Attorneys for former Westar Energy Inc. executives David C. Wittig and Douglas T. Lake, accused by federal prosecutors of looting the state's largest electric utility, attacked the government's case again Tuesday, seeking either a dismissal or more detail about the charges.

"The indictment throws around these pejorative words but doesn't tell you anything," said Paula Junghans, an attorney for Wittig. "The government's burden is to make its charges precise."

Wittig, 48, of Topeka, is the company's former chief executive; Lake, 54, of New Canaan, Conn., is the former executive vice president. They each face 40 federal charges, including conspiracy, wire fraud and falsification of records. The two men are scheduled to go to trial Oct. 12 in Kansas City, Kan.

On Tuesday, U.S. District Judge Julie A. Robinson considered pretrial issues raised by Wittig's and Lake's attorneys.

A federal grand jury indicted Wittig and Lake in December but issued a new, revised indictment last month. Wittig and Lake pleaded not guilty to the revised indictment's charges Tuesday, as they had to the original indictment in December.

Robinson said she will hear more arguments on whether the charges against them should be dismissed during a hearing Sept. 13.

But Robinson did rule from the bench that the government in some cases needed to spell out more details. She also was skeptical that Wittig and Lake, who left the company late in 2002, did not know what was being alleged.

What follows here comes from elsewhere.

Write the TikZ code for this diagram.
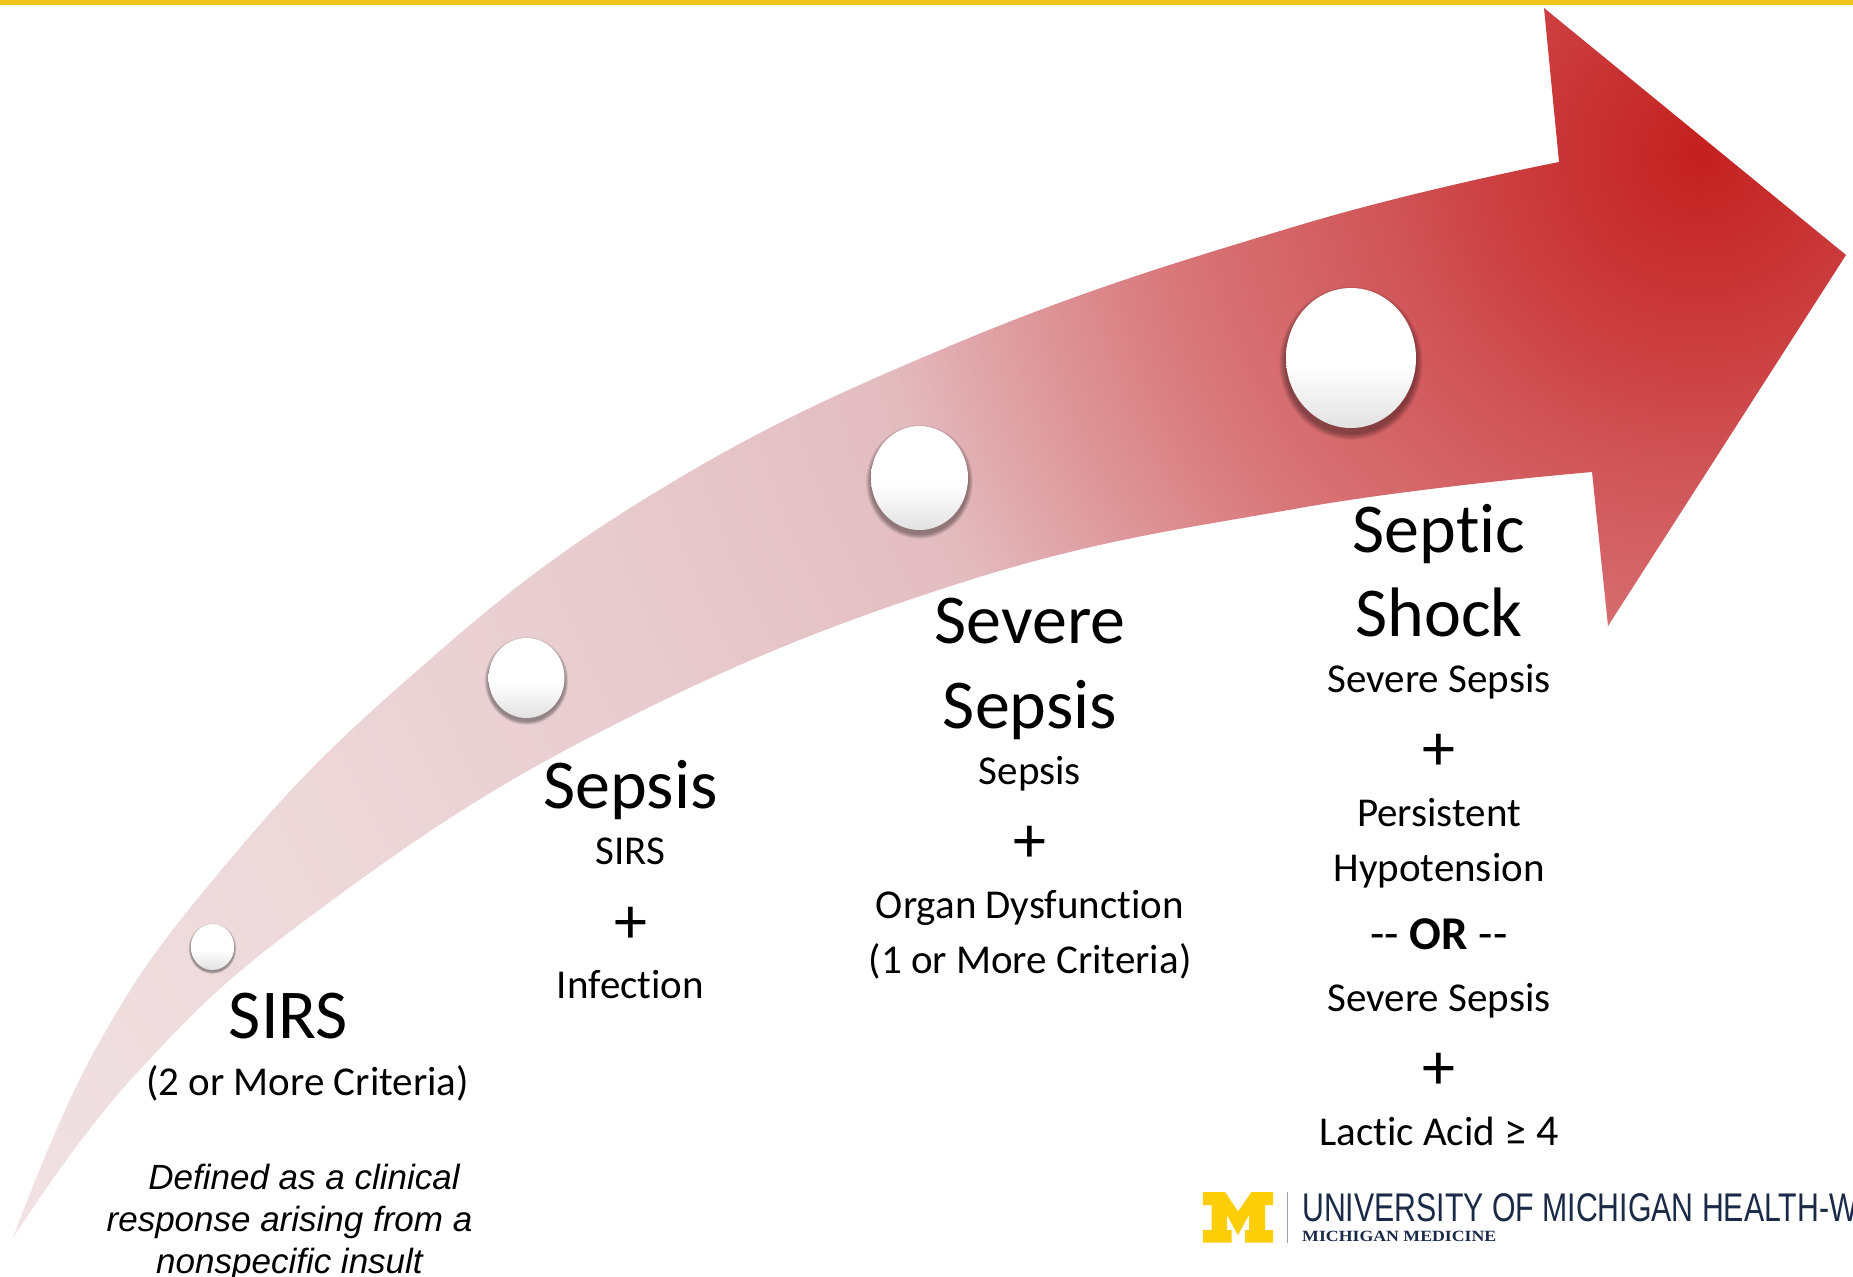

"From what I've heard so far, the defendants understand what the allegations are," Robinson said. "They just don't accept that they're a crime."

The judge is also considering a request from Wittig to suppress testimony he gave before a federal grand jury in September 2002. His attorneys contend that Assistant U.S. Attorney Rich Hathaway acted improperly because he did not tell Wittig he was the grand jury's target.

Hathaway said he did nothing improper and suggested that Wittig's and Lake's attorneys "have done everything they could to derail this case."

Another Wittig attorney, Adam Hoffinger, said he was offended, adding, "All I'm trying to do is defend my client."

Robinson denied the defendants' request that they be tried separately. She said that because the case involves an alleged conspiracy, jurors would hear the same evidence if separate trials were held.

Meanwhile, attorneys for Wittig and Lake renewed their attempts to have Westar cover their defense costs.

Robinson has restricted the pair's financial activities in an effort to preserve assets prosecutors hope to seize. The U.S. attorney's office hopes to recover $25.5 million from Wittig and $7.5 million from Lake -- compensation and other property the defendants obtained while working for the utility.

But their attorneys argued Tuesday that even if Wittig and Lake were convicted, the government could seize only assets derived from their alleged crimes, not everything they earned while at Westar. And, the attorneys said, the company had a policy of paying for executives' legal expenses well before the two men arrived.

Wittig joined the company as a vice president in 1995 and eventually rose to chief executive. Lake joined the company in 1998.

Wittig resigned in November 2002, after his indictment in a separate bank loan case. The next month, Westar's board forced Lake out of his job.